In your copy, include every line of the listing below exactly but none of the pictures.

## Supplied material
⁂

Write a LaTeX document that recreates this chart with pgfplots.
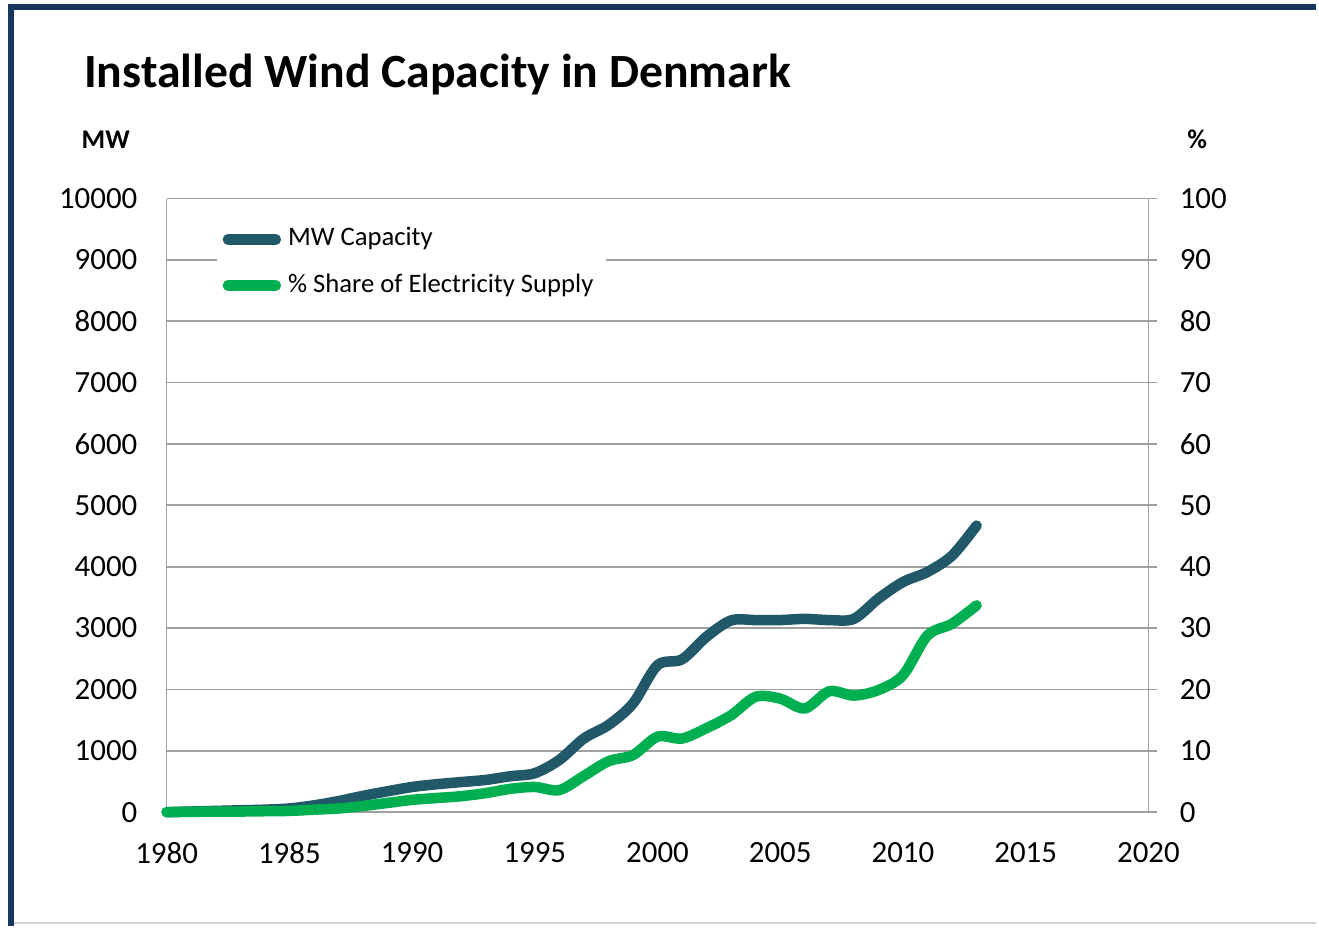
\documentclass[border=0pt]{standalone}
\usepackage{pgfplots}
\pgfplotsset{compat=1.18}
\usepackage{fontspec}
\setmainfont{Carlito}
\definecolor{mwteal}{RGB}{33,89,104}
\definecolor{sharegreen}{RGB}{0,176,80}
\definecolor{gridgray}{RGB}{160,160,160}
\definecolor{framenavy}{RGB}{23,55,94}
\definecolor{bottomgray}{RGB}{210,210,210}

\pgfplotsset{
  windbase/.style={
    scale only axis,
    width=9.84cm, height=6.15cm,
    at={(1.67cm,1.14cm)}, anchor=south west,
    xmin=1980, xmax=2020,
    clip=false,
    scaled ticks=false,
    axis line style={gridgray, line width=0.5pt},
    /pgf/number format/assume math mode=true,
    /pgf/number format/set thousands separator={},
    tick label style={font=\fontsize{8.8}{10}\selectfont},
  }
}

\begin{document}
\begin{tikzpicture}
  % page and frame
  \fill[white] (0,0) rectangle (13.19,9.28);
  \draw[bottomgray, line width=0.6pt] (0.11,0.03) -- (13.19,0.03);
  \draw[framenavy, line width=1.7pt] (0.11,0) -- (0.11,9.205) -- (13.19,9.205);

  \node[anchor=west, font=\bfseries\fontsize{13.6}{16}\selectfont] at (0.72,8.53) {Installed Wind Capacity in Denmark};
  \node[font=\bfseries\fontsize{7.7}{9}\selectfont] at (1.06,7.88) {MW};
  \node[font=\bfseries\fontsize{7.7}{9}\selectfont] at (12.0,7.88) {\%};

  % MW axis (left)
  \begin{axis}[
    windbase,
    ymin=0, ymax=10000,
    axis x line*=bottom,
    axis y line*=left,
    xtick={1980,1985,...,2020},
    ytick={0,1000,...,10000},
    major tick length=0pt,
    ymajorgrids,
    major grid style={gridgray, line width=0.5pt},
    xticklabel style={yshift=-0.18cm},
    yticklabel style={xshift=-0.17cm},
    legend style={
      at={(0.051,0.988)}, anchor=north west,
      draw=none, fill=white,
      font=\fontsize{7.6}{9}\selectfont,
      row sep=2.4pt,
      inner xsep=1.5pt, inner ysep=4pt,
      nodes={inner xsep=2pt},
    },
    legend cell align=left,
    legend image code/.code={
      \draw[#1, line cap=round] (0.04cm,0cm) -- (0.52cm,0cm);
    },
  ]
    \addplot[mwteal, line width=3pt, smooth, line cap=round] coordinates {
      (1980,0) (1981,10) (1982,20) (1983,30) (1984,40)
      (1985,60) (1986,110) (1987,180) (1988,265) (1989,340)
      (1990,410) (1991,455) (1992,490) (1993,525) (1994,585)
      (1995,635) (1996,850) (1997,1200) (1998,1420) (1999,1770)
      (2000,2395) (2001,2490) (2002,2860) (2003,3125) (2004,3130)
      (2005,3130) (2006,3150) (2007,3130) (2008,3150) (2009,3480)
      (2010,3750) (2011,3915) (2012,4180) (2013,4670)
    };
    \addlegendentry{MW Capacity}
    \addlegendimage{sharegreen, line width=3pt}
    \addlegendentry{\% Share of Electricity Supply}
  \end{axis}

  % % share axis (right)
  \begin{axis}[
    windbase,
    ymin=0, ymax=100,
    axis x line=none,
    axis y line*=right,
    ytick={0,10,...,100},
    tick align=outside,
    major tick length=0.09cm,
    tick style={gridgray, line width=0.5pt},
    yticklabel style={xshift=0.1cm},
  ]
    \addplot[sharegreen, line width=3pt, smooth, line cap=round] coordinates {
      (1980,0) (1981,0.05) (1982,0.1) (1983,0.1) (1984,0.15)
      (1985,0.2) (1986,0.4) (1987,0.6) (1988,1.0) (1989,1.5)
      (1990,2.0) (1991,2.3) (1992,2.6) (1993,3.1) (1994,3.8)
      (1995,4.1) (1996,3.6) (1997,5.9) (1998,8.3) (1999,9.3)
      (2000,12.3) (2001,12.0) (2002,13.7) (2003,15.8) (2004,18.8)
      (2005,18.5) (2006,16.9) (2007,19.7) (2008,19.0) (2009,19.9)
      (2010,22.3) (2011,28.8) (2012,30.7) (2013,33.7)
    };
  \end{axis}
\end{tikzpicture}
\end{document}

⁂

## Task result
Write a LaTeX document that recreates this chart with pgfplots.
\documentclass[border=0pt]{standalone}
\usepackage{pgfplots}
\pgfplotsset{compat=1.18}
\usepackage{fontspec}
\setmainfont{Carlito}
\definecolor{mwteal}{RGB}{33,89,104}
\definecolor{sharegreen}{RGB}{0,176,80}
\definecolor{gridgray}{RGB}{160,160,160}
\definecolor{framenavy}{RGB}{23,55,94}
\definecolor{bottomgray}{RGB}{210,210,210}

\pgfplotsset{
  windbase/.style={
    scale only axis,
    width=9.84cm, height=6.15cm,
    at={(1.67cm,1.14cm)}, anchor=south west,
    xmin=1980, xmax=2020,
    clip=false,
    scaled ticks=false,
    axis line style={gridgray, line width=0.5pt},
    /pgf/number format/assume math mode=true,
    /pgf/number format/set thousands separator={},
    tick label style={font=\fontsize{8.8}{10}\selectfont},
  }
}

\begin{document}
\begin{tikzpicture}
  % page and frame
  \fill[white] (0,0) rectangle (13.19,9.28);
  \draw[bottomgray, line width=0.6pt] (0.11,0.03) -- (13.19,0.03);
  \draw[framenavy, line width=1.7pt] (0.11,0) -- (0.11,9.205) -- (13.19,9.205);

  \node[anchor=west, font=\bfseries\fontsize{13.6}{16}\selectfont] at (0.72,8.53) {Installed Wind Capacity in Denmark};
  \node[font=\bfseries\fontsize{7.7}{9}\selectfont] at (1.06,7.88) {MW};
  \node[font=\bfseries\fontsize{7.7}{9}\selectfont] at (12.0,7.88) {\%};

  % MW axis (left)
  \begin{axis}[
    windbase,
    ymin=0, ymax=10000,
    axis x line*=bottom,
    axis y line*=left,
    xtick={1980,1985,...,2020},
    ytick={0,1000,...,10000},
    major tick length=0pt,
    ymajorgrids,
    major grid style={gridgray, line width=0.5pt},
    xticklabel style={yshift=-0.18cm},
    yticklabel style={xshift=-0.17cm},
    legend style={
      at={(0.051,0.988)}, anchor=north west,
      draw=none, fill=white,
      font=\fontsize{7.6}{9}\selectfont,
      row sep=2.4pt,
      inner xsep=1.5pt, inner ysep=4pt,
      nodes={inner xsep=2pt},
    },
    legend cell align=left,
    legend image code/.code={
      \draw[#1, line cap=round] (0.04cm,0cm) -- (0.52cm,0cm);
    },
  ]
    \addplot[mwteal, line width=3pt, smooth, line cap=round] coordinates {
      (1980,0) (1981,10) (1982,20) (1983,30) (1984,40)
      (1985,60) (1986,110) (1987,180) (1988,265) (1989,340)
      (1990,410) (1991,455) (1992,490) (1993,525) (1994,585)
      (1995,635) (1996,850) (1997,1200) (1998,1420) (1999,1770)
      (2000,2395) (2001,2490) (2002,2860) (2003,3125) (2004,3130)
      (2005,3130) (2006,3150) (2007,3130) (2008,3150) (2009,3480)
      (2010,3750) (2011,3915) (2012,4180) (2013,4670)
    };
    \addlegendentry{MW Capacity}
    \addlegendimage{sharegreen, line width=3pt}
    \addlegendentry{\% Share of Electricity Supply}
  \end{axis}

  % % share axis (right)
  \begin{axis}[
    windbase,
    ymin=0, ymax=100,
    axis x line=none,
    axis y line*=right,
    ytick={0,10,...,100},
    tick align=outside,
    major tick length=0.09cm,
    tick style={gridgray, line width=0.5pt},
    yticklabel style={xshift=0.1cm},
  ]
    \addplot[sharegreen, line width=3pt, smooth, line cap=round] coordinates {
      (1980,0) (1981,0.05) (1982,0.1) (1983,0.1) (1984,0.15)
      (1985,0.2) (1986,0.4) (1987,0.6) (1988,1.0) (1989,1.5)
      (1990,2.0) (1991,2.3) (1992,2.6) (1993,3.1) (1994,3.8)
      (1995,4.1) (1996,3.6) (1997,5.9) (1998,8.3) (1999,9.3)
      (2000,12.3) (2001,12.0) (2002,13.7) (2003,15.8) (2004,18.8)
      (2005,18.5) (2006,16.9) (2007,19.7) (2008,19.0) (2009,19.9)
      (2010,22.3) (2011,28.8) (2012,30.7) (2013,33.7)
    };
  \end{axis}
\end{tikzpicture}
\end{document}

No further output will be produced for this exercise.